You could think of an abstract copy method to accomplish that: (don't forget to delete in simulation destructor)
class Polygon {
public:
virtual Polygon *copy() = 0;
//..
};
class Square : public Polygon {
public:
virtual Polygon *copy() { return new Square(_edge); }
//...
}
class Simulation {
public:
Simulation(const Polygon &p) : poly(p.copy()) {}
};
If you want to copy a polymorphic object, this can be done with a clone method.
class Polygon
{
...
virtual Polygon* clone() const = 0;
};
class Square: public Polygon
{
...
virtual Square* clone() const { return new Square(*this); }
};
However, in the example it seems a bit pointless that the Simulation neither does anything with the polygon itself nor do you want to hand it out for other code to use.
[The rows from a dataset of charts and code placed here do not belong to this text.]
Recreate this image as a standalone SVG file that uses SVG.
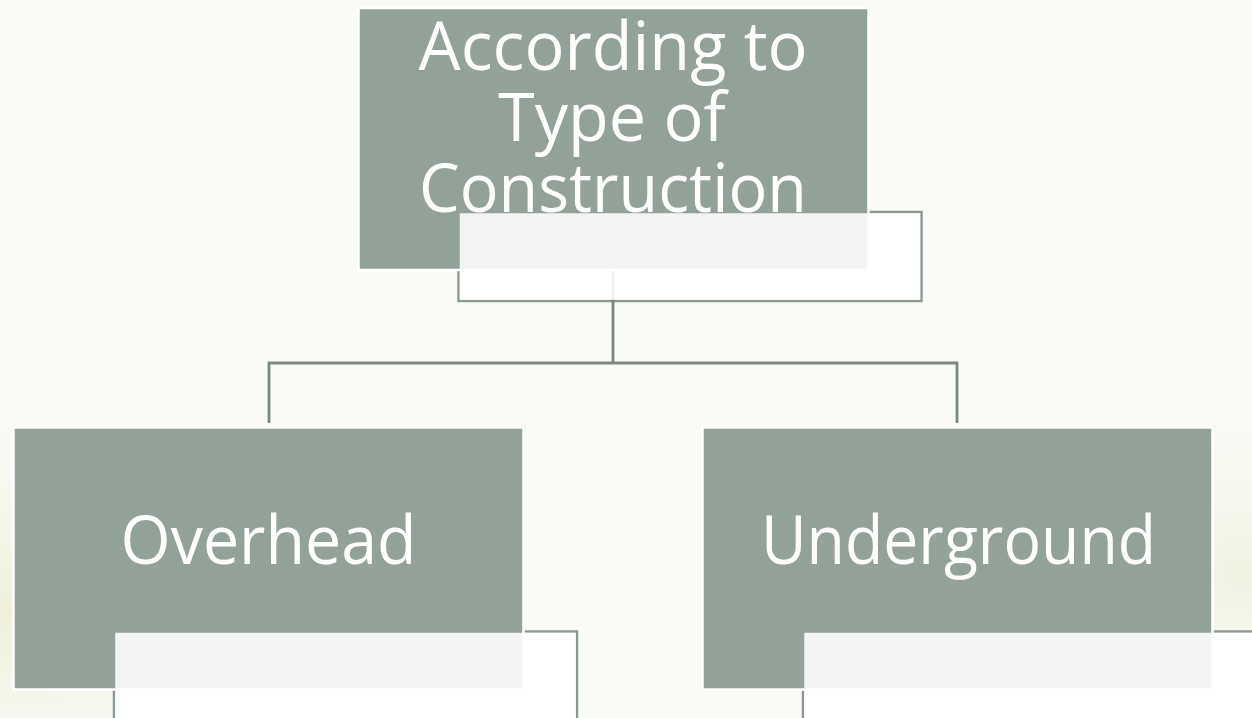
<svg xmlns="http://www.w3.org/2000/svg" width="1252" height="718" viewBox="0 0 1252 718">
  <defs>
    <style>
      .node { fill: #93a299; stroke: #ffffff; stroke-width: 2.5; }
      .sub-back { fill: #ffffff; stroke: #8b9a91; stroke-width: 2.5; }
      .sub-over { fill: #ffffff; fill-opacity: 0.89; stroke: none; }
      .label { font-family: "Open Sans", "Noto Sans", "Liberation Sans", sans-serif; font-size: 68px; fill: #ffffff; text-anchor: middle; }
      .conn { fill: none; stroke: #7a8980; stroke-width: 2.8; }
    </style>
    <radialGradient id="bgL" cx="0" cy="0.85" r="0.35">
      <stop offset="0" stop-color="#eeeed8" stop-opacity="0.9"/>
      <stop offset="1" stop-color="#fafbf6" stop-opacity="0"/>
    </radialGradient>
    <radialGradient id="bgR" cx="1" cy="0.8" r="0.3">
      <stop offset="0" stop-color="#efefdc" stop-opacity="0.8"/>
      <stop offset="1" stop-color="#fafbf6" stop-opacity="0"/>
    </radialGradient>
  </defs>

  <rect x="0" y="0" width="1252" height="718" fill="#fafbf6"/>
  <rect x="0" y="0" width="1252" height="718" fill="url(#bgL)"/>
  <rect x="0" y="0" width="1252" height="718" fill="url(#bgR)"/>

  <!-- white sub-box backs (strokes) -->
  <g id="subboxes-back">
    <rect class="sub-back" x="458.5" y="212" width="463" height="89"/>
    <rect class="sub-back" x="114" y="631.5" width="463" height="89"/>
    <rect class="sub-back" x="803" y="631.5" width="463" height="89"/>
  </g>

  <g id="connectors">
    <path class="conn" d="M613,270 V363 M269,423 V363 H957 V423"/>
  </g>

  <g id="node-top">
    <rect class="node" x="358.5" y="8" width="510" height="262"/>
    <text class="label" x="613" y="69.5" textLength="389" lengthAdjust="spacingAndGlyphs">According to</text>
    <text class="label" x="612" y="141" textLength="228" lengthAdjust="spacingAndGlyphs">Type of</text>
    <text class="label" x="613" y="212" textLength="388" lengthAdjust="spacingAndGlyphs">Construction</text>
    <rect class="sub-over" x="459.75" y="213.25" width="460.5" height="86.5"/>
  </g>

  <g id="node-overhead">
    <rect class="node" x="13.5" y="427.5" width="510" height="262"/>
    <text class="label" x="268.5" y="564" textLength="296" lengthAdjust="spacingAndGlyphs">Overhead</text>
    <rect class="sub-over" x="115.25" y="632.75" width="460.5" height="86.5"/>
  </g>

  <g id="node-underground">
    <rect class="node" x="702.5" y="427.5" width="510" height="262"/>
    <text class="label" x="958.5" y="564" textLength="395" lengthAdjust="spacingAndGlyphs">Underground</text>
    <rect class="sub-over" x="804.25" y="632.75" width="460.5" height="86.5"/>
  </g>
</svg>
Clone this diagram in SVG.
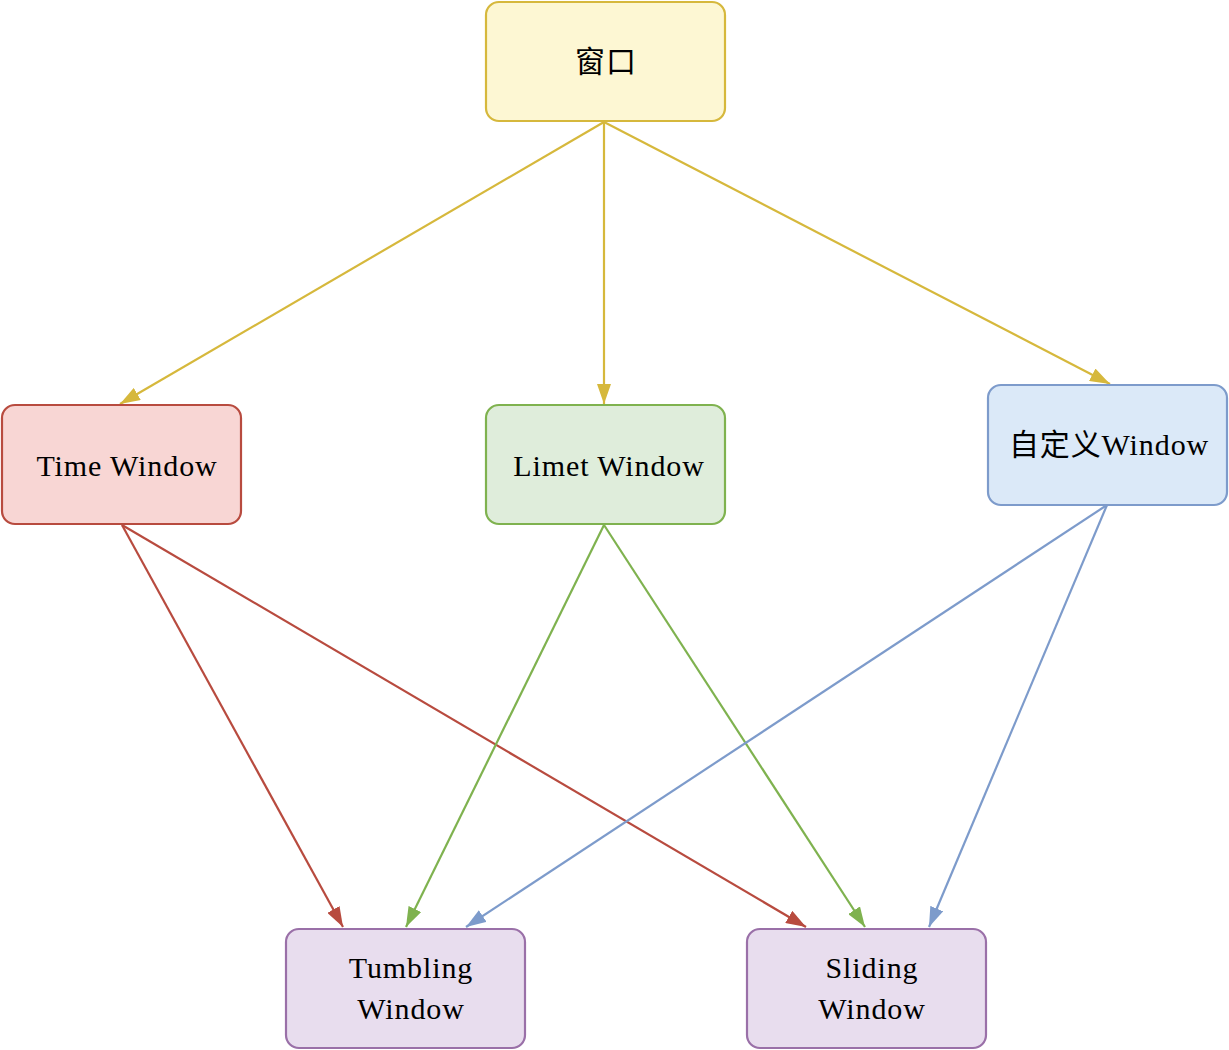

That's just how C++ works. If you write a wrapper for an object (PIMPL) you have to implement its full interface. The functions going to be very small just passing the calls to the actual implementation but you have to write them. Then you can alter the behaviour, add logging, or whatever you need...
You just need to decide if the polygon is inside or outside of simulation. If it's supposed to be outside of it, then you have reference constructor parameter . If it's inside, you'll need the following code:
class Simulation {
public:
Simulation() : poly(2.0) { }
Polygon *polygon() { return &poly; }
private:
Square poly;
};
Now, the polymorphism aspect you can easily do like this:
class Simulation {
public:
Simulation() : poly(2.0), poly2(3.0) { }
Polygon *polygon(int i)
{
switch(i) {
case 0: return &poly;
case 1: return &poly2;
}
return 0;
}
private:
Square poly;
Cylinder poly2;
};
And once you get tired to adding new data members, here's another trick which will fix some cases:
class Simulation {
public:
Simulation() : poly(2.0) { }
Polygon *polygon(float x)
{
poly.edge_ = x;
return &poly;
}
private:
Square poly;
};
Edit: Note that the order of classes in header file needs to be carefully considered.